From Casetext: Smarter Legal Research

Banning v. Wells Fargo Bank

United States District Court, D. Delaware
Jan 2, 2024
Civil Action 23-763-RGA (D. Del. Jan. 2, 2024)

Opinion

Civil Action 23-763-RGA

01-02-2024

SARITA M. BANNING, Plaintiff, v. WELLS FARGO BANK, N.A., et al. Defendants.

Sarita M. Banning, Clayton, Delaware. Pro Se Plaintiff.


Sarita M. Banning, Clayton, Delaware. Pro Se Plaintiff.

MEMORANDUM OPINION

Andrews U.S. District Judge

Plaintiff Sarita M. Banning appears pro se and has been granted leave to proceed in forma pauperis. (D.I. 4). She commenced this action on July 13, 2023. (D.I. 2). The Court proceeds to screen the Complaint pursuant to 28 U.S.C. § 1915(e)(2)(B).

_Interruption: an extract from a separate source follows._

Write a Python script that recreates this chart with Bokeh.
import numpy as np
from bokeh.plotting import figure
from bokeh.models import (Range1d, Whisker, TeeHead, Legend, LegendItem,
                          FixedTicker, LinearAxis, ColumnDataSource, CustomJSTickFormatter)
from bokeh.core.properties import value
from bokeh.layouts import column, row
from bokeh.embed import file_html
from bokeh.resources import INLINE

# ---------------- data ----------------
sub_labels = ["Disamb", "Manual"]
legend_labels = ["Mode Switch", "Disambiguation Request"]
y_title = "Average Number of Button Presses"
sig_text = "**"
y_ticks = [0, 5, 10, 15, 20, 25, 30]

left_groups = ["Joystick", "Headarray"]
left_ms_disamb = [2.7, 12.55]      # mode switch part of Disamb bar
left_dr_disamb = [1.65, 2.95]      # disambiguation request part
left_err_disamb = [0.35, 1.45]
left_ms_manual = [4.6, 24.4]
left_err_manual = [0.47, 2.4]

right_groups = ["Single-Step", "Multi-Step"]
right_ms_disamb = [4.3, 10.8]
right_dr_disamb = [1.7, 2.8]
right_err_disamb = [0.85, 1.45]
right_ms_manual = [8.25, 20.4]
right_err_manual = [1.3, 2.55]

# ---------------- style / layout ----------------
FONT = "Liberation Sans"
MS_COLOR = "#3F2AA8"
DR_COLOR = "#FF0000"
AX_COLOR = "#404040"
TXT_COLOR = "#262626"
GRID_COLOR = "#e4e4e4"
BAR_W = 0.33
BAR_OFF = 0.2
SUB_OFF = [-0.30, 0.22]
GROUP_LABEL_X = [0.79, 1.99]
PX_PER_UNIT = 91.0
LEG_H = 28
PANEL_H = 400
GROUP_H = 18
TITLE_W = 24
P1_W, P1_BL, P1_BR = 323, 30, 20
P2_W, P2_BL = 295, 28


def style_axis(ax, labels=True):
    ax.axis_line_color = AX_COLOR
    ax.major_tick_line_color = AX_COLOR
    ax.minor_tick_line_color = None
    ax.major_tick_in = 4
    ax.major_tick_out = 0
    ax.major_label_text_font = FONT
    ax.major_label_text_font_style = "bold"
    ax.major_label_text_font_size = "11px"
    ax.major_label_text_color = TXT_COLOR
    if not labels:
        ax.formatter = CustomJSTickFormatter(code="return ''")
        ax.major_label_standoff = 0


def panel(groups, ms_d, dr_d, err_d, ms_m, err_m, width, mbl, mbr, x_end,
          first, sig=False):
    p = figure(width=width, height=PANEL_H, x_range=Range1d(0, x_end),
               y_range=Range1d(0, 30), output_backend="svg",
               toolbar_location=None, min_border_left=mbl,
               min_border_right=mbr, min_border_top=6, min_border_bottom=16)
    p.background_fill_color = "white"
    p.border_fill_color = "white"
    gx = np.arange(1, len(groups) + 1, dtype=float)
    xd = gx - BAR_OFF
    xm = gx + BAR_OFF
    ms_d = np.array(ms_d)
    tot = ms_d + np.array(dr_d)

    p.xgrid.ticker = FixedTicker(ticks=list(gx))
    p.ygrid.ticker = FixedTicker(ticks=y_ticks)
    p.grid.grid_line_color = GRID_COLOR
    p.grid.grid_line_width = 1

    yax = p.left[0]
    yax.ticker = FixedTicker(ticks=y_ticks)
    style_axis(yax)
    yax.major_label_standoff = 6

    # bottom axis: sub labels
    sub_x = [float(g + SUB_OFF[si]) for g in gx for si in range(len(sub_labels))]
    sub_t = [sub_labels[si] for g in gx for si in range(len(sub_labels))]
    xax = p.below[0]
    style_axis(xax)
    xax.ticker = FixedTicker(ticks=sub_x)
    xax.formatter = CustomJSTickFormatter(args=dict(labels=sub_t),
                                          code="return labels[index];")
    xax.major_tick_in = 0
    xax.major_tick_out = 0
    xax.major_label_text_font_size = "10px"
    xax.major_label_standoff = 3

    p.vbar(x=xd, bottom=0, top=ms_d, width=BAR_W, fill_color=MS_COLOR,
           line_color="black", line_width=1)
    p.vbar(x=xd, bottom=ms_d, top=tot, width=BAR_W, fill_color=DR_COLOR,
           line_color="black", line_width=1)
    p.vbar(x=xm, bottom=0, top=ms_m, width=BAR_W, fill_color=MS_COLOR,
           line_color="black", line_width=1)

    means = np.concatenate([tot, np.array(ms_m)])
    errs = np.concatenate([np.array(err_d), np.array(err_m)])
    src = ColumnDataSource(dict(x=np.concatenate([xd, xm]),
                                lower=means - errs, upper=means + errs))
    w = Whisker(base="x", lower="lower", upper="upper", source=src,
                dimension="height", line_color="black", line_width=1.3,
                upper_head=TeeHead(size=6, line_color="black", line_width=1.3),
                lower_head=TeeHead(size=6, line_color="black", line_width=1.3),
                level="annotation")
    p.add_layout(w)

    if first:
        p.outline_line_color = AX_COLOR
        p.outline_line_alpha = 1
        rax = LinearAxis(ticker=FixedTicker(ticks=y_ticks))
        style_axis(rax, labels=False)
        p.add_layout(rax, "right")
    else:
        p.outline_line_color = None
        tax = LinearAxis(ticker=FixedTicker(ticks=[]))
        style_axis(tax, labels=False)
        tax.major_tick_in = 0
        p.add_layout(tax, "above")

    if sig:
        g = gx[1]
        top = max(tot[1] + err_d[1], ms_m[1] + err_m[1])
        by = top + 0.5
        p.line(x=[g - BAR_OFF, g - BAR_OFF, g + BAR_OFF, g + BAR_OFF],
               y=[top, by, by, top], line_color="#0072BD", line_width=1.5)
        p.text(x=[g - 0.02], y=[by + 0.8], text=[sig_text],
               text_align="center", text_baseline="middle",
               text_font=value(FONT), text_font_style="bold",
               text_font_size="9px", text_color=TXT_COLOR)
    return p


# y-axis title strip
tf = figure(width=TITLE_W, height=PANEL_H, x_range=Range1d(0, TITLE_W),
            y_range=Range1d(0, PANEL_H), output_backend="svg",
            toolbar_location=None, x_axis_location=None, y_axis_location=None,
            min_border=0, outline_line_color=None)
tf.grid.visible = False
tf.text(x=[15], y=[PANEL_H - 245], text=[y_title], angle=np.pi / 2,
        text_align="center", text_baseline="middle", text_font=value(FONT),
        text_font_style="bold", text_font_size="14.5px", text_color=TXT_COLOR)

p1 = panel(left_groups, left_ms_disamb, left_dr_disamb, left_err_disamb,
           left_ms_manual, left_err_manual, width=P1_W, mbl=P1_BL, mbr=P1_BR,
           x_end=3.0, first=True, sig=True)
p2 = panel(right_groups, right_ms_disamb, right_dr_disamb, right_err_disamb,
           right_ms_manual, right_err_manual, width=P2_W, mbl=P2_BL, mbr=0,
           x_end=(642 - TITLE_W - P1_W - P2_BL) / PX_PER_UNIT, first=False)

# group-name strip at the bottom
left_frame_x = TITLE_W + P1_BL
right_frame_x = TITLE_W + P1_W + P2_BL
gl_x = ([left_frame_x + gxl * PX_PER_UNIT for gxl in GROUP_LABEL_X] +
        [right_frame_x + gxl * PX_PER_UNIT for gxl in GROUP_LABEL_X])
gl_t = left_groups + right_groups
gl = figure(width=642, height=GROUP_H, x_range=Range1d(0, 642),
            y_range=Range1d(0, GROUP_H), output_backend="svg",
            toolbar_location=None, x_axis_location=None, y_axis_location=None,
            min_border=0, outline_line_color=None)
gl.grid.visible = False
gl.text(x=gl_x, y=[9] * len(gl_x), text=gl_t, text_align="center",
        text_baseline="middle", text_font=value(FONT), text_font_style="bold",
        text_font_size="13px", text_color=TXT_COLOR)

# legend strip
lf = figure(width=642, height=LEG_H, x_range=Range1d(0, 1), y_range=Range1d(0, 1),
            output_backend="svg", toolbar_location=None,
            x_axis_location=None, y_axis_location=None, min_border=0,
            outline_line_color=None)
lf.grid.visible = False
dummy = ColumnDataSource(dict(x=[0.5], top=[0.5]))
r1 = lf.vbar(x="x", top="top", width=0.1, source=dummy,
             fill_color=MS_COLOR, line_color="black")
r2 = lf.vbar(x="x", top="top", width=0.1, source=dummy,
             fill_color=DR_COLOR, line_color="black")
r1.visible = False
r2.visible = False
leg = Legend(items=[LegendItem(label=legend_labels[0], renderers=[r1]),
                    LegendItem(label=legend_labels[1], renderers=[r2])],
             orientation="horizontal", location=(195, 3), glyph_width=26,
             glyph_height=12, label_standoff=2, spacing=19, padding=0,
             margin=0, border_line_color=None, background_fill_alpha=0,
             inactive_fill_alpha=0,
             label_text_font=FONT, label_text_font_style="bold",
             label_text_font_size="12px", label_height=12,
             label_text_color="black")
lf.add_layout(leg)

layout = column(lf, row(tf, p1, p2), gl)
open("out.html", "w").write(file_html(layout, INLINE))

Plaintiff lists a co-plaintiff, William C. Banning Jr., who did not sign Complaint. Given that Plaintiff does not appear to be an attorney, and therefore cannot represent other litigants, the Court considers her the only Plaintiff. See 28 U.S.C. § 1654; see also Osei-Afriyie v. Med. Coll, of Penn., 937 F.2d 876 (3d Cir. 1991) (non-lawyer appearing pro se may not act as attorney for his children).

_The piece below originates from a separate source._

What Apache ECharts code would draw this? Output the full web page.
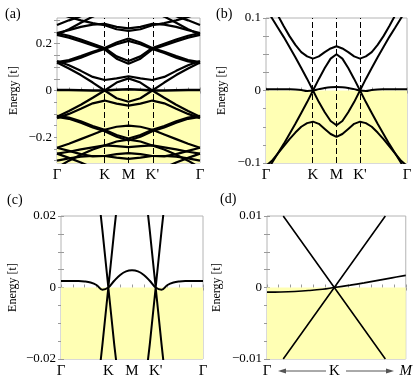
<!DOCTYPE html>
<html>
<head>
<meta charset="utf-8">
<script src="https://cdn.jsdelivr.net/npm/echarts@6.0.0/dist/echarts.min.js"></script>
<style>
  html, body { margin: 0; padding: 0; background: #fff; }
  #chart { width: 415px; height: 384px; }
</style>
</head>
<body>
<div id="chart"></div>
<script>
// path positions (fraction of path length) and their names
const pathTicks = [0, 0.3333, 0.5, 0.6667, 1];
const pathNames = ['Γ', 'K', 'M', "K'", 'Γ'];
const zoomTicks = [0, 0.485, 1];
const zoomNames = ['Γ', 'K', 'M'];

// tick labels on the energy axes
const yLabA = [-0.2, 0, 0.2];
const yLabB = [-0.1, 0, 0.1];
const yLabC = [-0.02, 0, 0.02];
const yLabD = [-0.01, 0, 0.01];

// panel (a): wide energy window, 13 samples along the path
const xa = [0, 0.0833, 0.1667, 0.25, 0.3333, 0.4167, 0.5, 0.5833, 0.6667, 0.75, 0.8333, 0.9167, 1];
const aF  = [0.002, 0.002, 0.0015, 0, 0, 0.003, 0.005, 0.003, 0, 0, 0.0015, 0.002, 0.002];
const aU1 = [0.12, 0.094, 0.066, 0.034, 0, 0.034, 0.052, 0.034, 0, 0.034, 0.066, 0.094, 0.12];
const aU2 = [0.126, 0.108, 0.084, 0.058, 0.045, 0.052, 0.061, 0.052, 0.045, 0.058, 0.084, 0.108, 0.126];
const aU3 = [0.122, 0.13, 0.147, 0.166, 0.182, 0.205, 0.222, 0.205, 0.182, 0.166, 0.147, 0.13, 0.122];
const aU4 = [0.117, 0.124, 0.14, 0.16, 0.178, 0.198, 0.212, 0.198, 0.178, 0.16, 0.14, 0.124, 0.117];
const aU5 = [0.246, 0.234, 0.218, 0.2, 0.182, 0.146, 0.126, 0.146, 0.182, 0.2, 0.218, 0.234, 0.246];
const aU6 = [0.238, 0.226, 0.21, 0.193, 0.176, 0.136, 0.114, 0.136, 0.176, 0.193, 0.21, 0.226, 0.238];
const aU7 = [0.246, 0.258, 0.272, 0.282, 0.285, 0.272, 0.266, 0.272, 0.285, 0.282, 0.272, 0.258, 0.246];
const aU8 = [0.238, 0.262, 0.29, 0.316, 0.335, 0.345, 0.35, 0.345, 0.335, 0.316, 0.29, 0.262, 0.238];
const aU9 = [0.33, 0.315, 0.3, 0.288, 0.279, 0.262, 0.255, 0.262, 0.279, 0.288, 0.3, 0.315, 0.33];
const aU10 = [0.28, 0.3, 0.318, 0.33, 0.34, 0.34, 0.34, 0.34, 0.34, 0.33, 0.318, 0.3, 0.28];
const aL1 = [-0.112, -0.088, -0.061, -0.031, 0, -0.033, -0.048, -0.033, 0, -0.031, -0.061, -0.088, -0.112];
const aL2 = [-0.118, -0.1, -0.078, -0.055, -0.043, -0.056, -0.065, -0.056, -0.043, -0.055, -0.078, -0.1, -0.118];
const aL3 = [-0.108, -0.116, -0.132, -0.152, -0.168, -0.19, -0.205, -0.19, -0.168, -0.152, -0.132, -0.116, -0.108];
const aL4 = [-0.113, -0.121, -0.138, -0.158, -0.174, -0.198, -0.214, -0.198, -0.174, -0.158, -0.138, -0.121, -0.113];
const aL5 = [-0.245, -0.228, -0.208, -0.188, -0.168, -0.155, -0.15, -0.155, -0.168, -0.188, -0.208, -0.228, -0.245];
const aL6 = [-0.27, -0.262, -0.252, -0.243, -0.235, -0.218, -0.21, -0.218, -0.235, -0.243, -0.252, -0.262, -0.27];
const aL7 = [-0.245, -0.258, -0.272, -0.282, -0.28, -0.272, -0.268, -0.272, -0.28, -0.282, -0.272, -0.258, -0.245];
const aL8 = [-0.27, -0.288, -0.308, -0.33, -0.34, -0.345, -0.35, -0.345, -0.34, -0.33, -0.308, -0.288, -0.27];
const aL9 = [-0.33, -0.3, -0.275, -0.252, -0.235, -0.238, -0.242, -0.238, -0.235, -0.252, -0.275, -0.3, -0.33];
const aL10 = [-0.3, -0.29, -0.283, -0.28, -0.28, -0.287, -0.292, -0.287, -0.28, -0.28, -0.283, -0.29, -0.3];

// panels (b) and (c): low-energy bands, 25 samples along the path
const xb = [0, 0.0417, 0.0833, 0.125, 0.1667, 0.2083, 0.25, 0.2917, 0.3333, 0.375, 0.4167, 0.4583, 0.5,
            0.5417, 0.5833, 0.625, 0.6667, 0.7083, 0.75, 0.7917, 0.8333, 0.875, 0.9167, 0.9583, 1];
const bF  = [0.0018, 0.0018, 0.0018, 0.0018, 0.0017, 0.0014, 0.0007, -0.0006, 0, 0.0019, 0.0035, 0.0045, 0.0048,
             0.0045, 0.0035, 0.0019, 0, -0.0006, 0.0007, 0.0014, 0.0017, 0.0018, 0.0018, 0.0018, 0.0018];
const bU1 = [0.113, 0.1, 0.087, 0.074, 0.06, 0.046, 0.031, 0.016, 0, 0.016, 0.031, 0.044, 0.05,
             0.044, 0.031, 0.016, 0, 0.016, 0.031, 0.046, 0.06, 0.074, 0.087, 0.1, 0.113];
const bU2 = [0.132, 0.118, 0.104, 0.089, 0.075, 0.063, 0.053, 0.047, 0.044, 0.047, 0.053, 0.058, 0.061,
             0.058, 0.053, 0.047, 0.044, 0.047, 0.053, 0.063, 0.075, 0.089, 0.104, 0.118, 0.132];
const bL1 = [-0.113, -0.1, -0.087, -0.074, -0.06, -0.046, -0.031, -0.016, 0, -0.016, -0.03, -0.042, -0.048,
             -0.042, -0.03, -0.016, 0, -0.016, -0.031, -0.046, -0.06, -0.074, -0.087, -0.1, -0.113];
const bL2 = [-0.104, -0.097, -0.087, -0.077, -0.067, -0.058, -0.05, -0.045, -0.043, -0.046, -0.053, -0.06, -0.064,
             -0.06, -0.053, -0.046, -0.043, -0.045, -0.05, -0.058, -0.067, -0.077, -0.087, -0.097, -0.104];

// panel (d): close-up around K
const xdCone = [0.117, 0.485, 0.853];
const dCone1 = [0.01, 0, -0.01];
const dCone2 = [-0.01, 0, 0.01];
const xdFlat = [0, 0.1, 0.2, 0.3, 0.4, 0.485, 0.6, 0.7, 0.8, 0.9, 1];
const dFlat  = [-0.00065, -0.00062, -0.00055, -0.00043, -0.00025, 0, 0.00033, 0.00065, 0.001, 0.00135, 0.0017];

const serif = "'Liberation Serif', 'DejaVu Serif', serif";
const yellow = '#ffffb4';
const tickCol = '#9a9a9a';
const twelfths = [0, 0.0833, 0.1667, 0.25, 0.3333, 0.4167, 0.5, 0.5833, 0.6667, 0.75, 0.8333, 0.9167, 1];

const panels = [
  { grid: { left: 57, top: 18, width: 143, height: 145 }, min: -0.31, max: 0.31, yLab: yLabA, yStep: 0.05, gap: 37, dashed: true },
  { grid: { left: 266, top: 18, width: 141, height: 145 }, min: -0.1, max: 0.1, yLab: yLabB, yStep: 0.025, gap: 38, dashed: true },
  { grid: { left: 61, top: 216, width: 142, height: 143 }, min: -0.02, max: 0.02, yLab: yLabC, yStep: 0.005, gap: 42, dashed: false },
  { grid: { left: 267, top: 216, width: 142, height: 143 }, min: -0.01, max: 0.01, yLab: yLabD, yStep: 0.0025, gap: 44, dashed: false }
];

function steps(min, max, step) {
  const out = [];
  for (let v = Math.ceil(min / step - 1e-9) * step; v <= max + 1e-9; v += step) out.push(+v.toFixed(6));
  return out;
}
function fmtY(v) {
  if (Math.abs(v) < 1e-12) return '0';
  return String(+v.toFixed(4)).replace('-', '\u2212');
}
function pick(vals, names) {
  return function (v) {
    for (let i = 0; i < vals.length; i++) if (Math.abs(vals[i] - v) < 1e-4) return names[i];
    return '';
  };
}

const grid = [], xAxis = [], yAxis = [], series = [];
panels.forEach(function (p, k) {
  grid.push(Object.assign({ show: true, borderColor: '#b4b4b4', borderWidth: 1, containLabel: false }, p.grid));
  const isD = k === 3;
  const tickBase = { show: true, inside: true, length: 3, lineStyle: { color: tickCol, width: 1 }, customValues: twelfths };
  xAxis.push({
    gridIndex: k, type: 'value', min: 0, max: 1, position: 'bottom',
    axisLine: { show: false }, splitLine: { show: false }, axisTick: tickBase,
    axisLabel: {
      customValues: isD ? zoomTicks : pathTicks,
      formatter: isD ? function (v) { const s = pick(zoomTicks, zoomNames)(v); return s === 'M' ? '{it|M}' : s; } : pick(pathTicks, pathNames),
      fontFamily: serif, fontSize: 15, color: '#000', margin: 5,
      rich: { it: { fontStyle: 'italic', fontFamily: serif, fontSize: 15, color: '#000' } }
    }
  });
  xAxis.push({
    gridIndex: k, type: 'value', min: 0, max: 1, position: 'top',
    axisLine: { show: false }, splitLine: { show: false }, axisTick: tickBase, axisLabel: { show: false }
  });
  const yTick = { show: true, inside: true, length: 3, lineStyle: { color: tickCol, width: 1 }, customValues: steps(p.min, p.max, p.yStep) };
  yAxis.push({
    gridIndex: k, type: 'value', min: p.min, max: p.max, position: 'left',
    axisLine: { show: false }, splitLine: { show: false }, axisTick: yTick,
    axisLabel: { customValues: p.yLab, formatter: fmtY, fontFamily: serif, fontSize: 13, color: '#000', margin: 5, showMinLabel: true, showMaxLabel: true },
    name: 'Energy [t]', nameLocation: 'middle', nameRotate: 90, nameGap: p.gap,
    nameTextStyle: { fontFamily: serif, fontSize: 12, color: '#000' }
  });
  yAxis.push({
    gridIndex: k, type: 'value', min: p.min, max: p.max, position: 'right',
    axisLine: { show: false }, splitLine: { show: false }, axisTick: yTick, axisLabel: { show: false }
  });

  // filled (occupied) region and high-symmetry markers
  const bg = {
    type: 'line', xAxisIndex: 2 * k, yAxisIndex: 2 * k, data: [[0, 0]], symbol: 'none',
    lineStyle: { opacity: 0 }, silent: true, z: 1,
    markArea: { silent: true, itemStyle: { color: yellow }, data: [[{ coord: [0, 0] }, { coord: [1, p.min] }]] }
  };
  if (p.dashed) {
    bg.markLine = {
      silent: true, symbol: ['none', 'none'], label: { show: false },
      lineStyle: { color: '#000', width: 1, type: [6, 3] },
      data: [{ xAxis: pathTicks[1] }, { xAxis: pathTicks[2] }, { xAxis: pathTicks[3] }]
    };
  }
  series.push(bg);
});

function band(k, xs, ys, w, smooth) {
  series.push({
    type: 'line', xAxisIndex: 2 * k, yAxisIndex: 2 * k,
    data: xs.map(function (x, i) { return [x, ys[i]]; }),
    symbol: 'none', smooth: smooth || false, silent: true, z: 3,
    lineStyle: { color: '#000', width: w }
  });
}

[aU1, aU2, aU3, aU4, aU5, aU6, aU7, aU8, aU9, aU10, aL1, aL2, aL3, aL4, aL5, aL6, aL7, aL8, aL9, aL10]
  .forEach(function (b) { band(0, xa, b, 2.2); });
band(0, xa, aF, 2.5);

[bU1, bU2, bL1, bL2].forEach(function (b) { band(1, xb, b, 2); });
band(1, xb, bF, 2, 0.4);

[bU1, bL1].forEach(function (b) { band(2, xb, b, 2); });
band(2, xb, bF, 2, 0.4);

band(3, xdCone, dCone1, 1.6);
band(3, xdCone, dCone2, 1.6);
band(3, xdFlat, dFlat, 1.6, 0.4);

const txt = function (x, y, s) {
  return { type: 'text', left: x, top: y, style: { text: s, font: "14px 'Liberation Serif'", fill: '#000' } };
};
const arrowCol = '#555';

const chart = echarts.init(document.getElementById('chart'));
chart.setOption({
  animation: false,
  grid: grid, xAxis: xAxis, yAxis: yAxis, series: series,
  graphic: [
    txt(5, 7, '(a)'), txt(216, 7, '(b)'), txt(7, 193, '(c)'), txt(220, 192, '(d)'),
    { type: 'line', shape: { x1: 284, y1: 371, x2: 326, y2: 371 }, style: { stroke: arrowCol, lineWidth: 1 } },
    { type: 'polygon', shape: { points: [[278, 371], [286, 368.5], [286, 373.5]] }, style: { fill: arrowCol } },
    { type: 'line', shape: { x1: 346, y1: 371, x2: 388, y2: 371 }, style: { stroke: arrowCol, lineWidth: 1 } },
    { type: 'polygon', shape: { points: [[394, 371], [386, 368.5], [386, 373.5]] }, style: { fill: arrowCol } }
  ]
});
</script>
</body>
</html>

Plaintiff's filing is nominally titled a petition to appeal for a writ of “de novo," but the court construes it as a complaint.

BACKGROUND

In 2019, Defendant Wells Fargo Bank initiated a mortgage foreclosure action in Delaware Superior Court against a residential property owned by Plaintiff and her husband. Plaintiff and her husband unsuccessfully brought counterclaims challenging aspects of the mortgage documents and their execution. The Superior Court granted summary judgment in favor of Wells Fargo. Wells Fargo Bank, NA v. Banning, 2021 WL 212750 (Del. Super. Ct. Jan. 21, 2021). In early 2022, the property was sold a sheriff's sale and subsequently deeded to Defendant Secretary of Veteran Affairs. The Secretary subsequently moved for a writ of possession. The Superior Court held a hearing, at which Plaintiff and her husband appeared, and then granted the writ. Plaintiff appealed and, on June 22, 2023, the Delaware Supreme Court affirmed. See Banning v. Wells Fargo Bank, NA, 299 A.3d 1281 (Del. 2023).

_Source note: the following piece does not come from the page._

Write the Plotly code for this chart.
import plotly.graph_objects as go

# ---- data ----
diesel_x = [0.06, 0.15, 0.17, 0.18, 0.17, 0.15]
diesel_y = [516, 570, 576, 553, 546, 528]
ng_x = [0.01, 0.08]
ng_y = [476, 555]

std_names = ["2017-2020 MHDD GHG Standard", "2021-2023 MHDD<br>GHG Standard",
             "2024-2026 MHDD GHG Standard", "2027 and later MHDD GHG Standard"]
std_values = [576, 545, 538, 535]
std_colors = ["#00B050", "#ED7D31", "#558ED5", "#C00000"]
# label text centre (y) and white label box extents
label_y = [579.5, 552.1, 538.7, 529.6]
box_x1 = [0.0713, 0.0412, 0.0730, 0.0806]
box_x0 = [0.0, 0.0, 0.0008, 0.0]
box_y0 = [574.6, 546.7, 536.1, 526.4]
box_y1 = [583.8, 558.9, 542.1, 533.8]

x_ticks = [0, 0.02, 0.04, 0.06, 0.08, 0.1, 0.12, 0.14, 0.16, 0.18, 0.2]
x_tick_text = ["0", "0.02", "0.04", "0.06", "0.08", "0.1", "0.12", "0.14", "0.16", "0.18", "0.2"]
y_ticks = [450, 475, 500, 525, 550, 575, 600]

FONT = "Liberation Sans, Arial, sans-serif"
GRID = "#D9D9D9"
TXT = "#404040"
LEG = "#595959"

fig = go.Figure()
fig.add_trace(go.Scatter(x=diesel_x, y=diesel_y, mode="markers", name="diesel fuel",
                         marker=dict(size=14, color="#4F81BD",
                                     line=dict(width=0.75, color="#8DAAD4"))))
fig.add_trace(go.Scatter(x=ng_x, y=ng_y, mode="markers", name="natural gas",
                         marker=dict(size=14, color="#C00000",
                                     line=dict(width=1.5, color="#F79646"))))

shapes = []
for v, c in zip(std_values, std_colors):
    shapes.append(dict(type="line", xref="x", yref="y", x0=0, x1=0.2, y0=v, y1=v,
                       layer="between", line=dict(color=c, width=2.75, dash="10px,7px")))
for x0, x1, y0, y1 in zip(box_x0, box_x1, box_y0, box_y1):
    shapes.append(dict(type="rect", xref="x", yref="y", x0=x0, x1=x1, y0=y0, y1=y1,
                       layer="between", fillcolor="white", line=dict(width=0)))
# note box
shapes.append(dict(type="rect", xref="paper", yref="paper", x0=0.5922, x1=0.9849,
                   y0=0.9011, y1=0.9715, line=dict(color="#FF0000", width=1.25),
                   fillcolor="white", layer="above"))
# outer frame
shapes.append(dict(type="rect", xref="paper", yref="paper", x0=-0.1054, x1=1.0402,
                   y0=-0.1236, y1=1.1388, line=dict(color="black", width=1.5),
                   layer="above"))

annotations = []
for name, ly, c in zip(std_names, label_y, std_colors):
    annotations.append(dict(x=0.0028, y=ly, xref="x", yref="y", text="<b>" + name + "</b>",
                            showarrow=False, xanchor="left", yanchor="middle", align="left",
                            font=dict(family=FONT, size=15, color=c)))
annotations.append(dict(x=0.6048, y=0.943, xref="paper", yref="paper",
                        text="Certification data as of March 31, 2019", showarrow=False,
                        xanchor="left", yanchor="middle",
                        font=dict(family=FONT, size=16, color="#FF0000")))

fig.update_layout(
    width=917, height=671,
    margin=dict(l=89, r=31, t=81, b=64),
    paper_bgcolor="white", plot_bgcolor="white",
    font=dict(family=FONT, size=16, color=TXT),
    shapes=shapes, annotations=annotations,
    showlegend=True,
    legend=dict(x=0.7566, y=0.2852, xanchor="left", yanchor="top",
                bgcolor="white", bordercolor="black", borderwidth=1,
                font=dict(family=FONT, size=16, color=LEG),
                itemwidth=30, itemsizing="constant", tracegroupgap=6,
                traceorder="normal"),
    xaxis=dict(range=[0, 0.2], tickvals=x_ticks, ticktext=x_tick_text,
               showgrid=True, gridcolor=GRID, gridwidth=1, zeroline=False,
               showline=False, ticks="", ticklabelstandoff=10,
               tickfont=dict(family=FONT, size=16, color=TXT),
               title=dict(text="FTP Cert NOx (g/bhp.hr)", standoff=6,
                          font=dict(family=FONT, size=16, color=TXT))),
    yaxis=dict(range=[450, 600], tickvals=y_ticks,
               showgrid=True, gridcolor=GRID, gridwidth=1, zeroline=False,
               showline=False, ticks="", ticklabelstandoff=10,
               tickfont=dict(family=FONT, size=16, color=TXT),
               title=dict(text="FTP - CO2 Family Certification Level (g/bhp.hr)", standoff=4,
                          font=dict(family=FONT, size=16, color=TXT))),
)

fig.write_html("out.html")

Plaintiff is explicitly attempting to appeal the judgment of the Delaware Supreme Court, affirming the decision of the Delaware Superior Court granting a writ of possession to the Secretary. Plaintiff seeks “to challenge the underlying unlawful foreclosure and eviction judgment and seek[s] a review of the legal and factual issues involved in this case.” (D.I. 2 at 2). Plaintiff “intend[s] to present arguments highlighting procedural irregularities, evidentiary concerns, and potential violations of applicable foreclosure laws that affected the fairness and validity of the original judgment.” (Id.).

SCREENING OF COMPLAINT

A federal court may properly dismiss an action sua sponte under the screening provisions of 28 U.S.C. § 1915(e)(2)(B) if “the action is frivolous or malicious, fails to state a claim upon which relief may be granted, or seeks monetary relief from a defendant who is immune from such relief.” Ball v. Famiglio, 726 F.3d 448, 452 (3d Cir. 2013) (quotation marks omitted); see also 28 U.S.C. § 1915(e)(2) (in forma pauperis actions). The Court must accept all factual allegations in a complaint as true and take them in the light most favorable to a pro se plaintiff. See Phillips v. County of Allegheny, 515 F.3d 224, 229 (3d Cir. 2008). Because Plaintiff proceeds pro se, her pleading is liberally construed and her Complaint, “however inartfully pleaded, must be held to less stringent standards than formal pleadings drafted by lawyers." Erickson v. Pardus, 551 U.S. 89, 94 (2007).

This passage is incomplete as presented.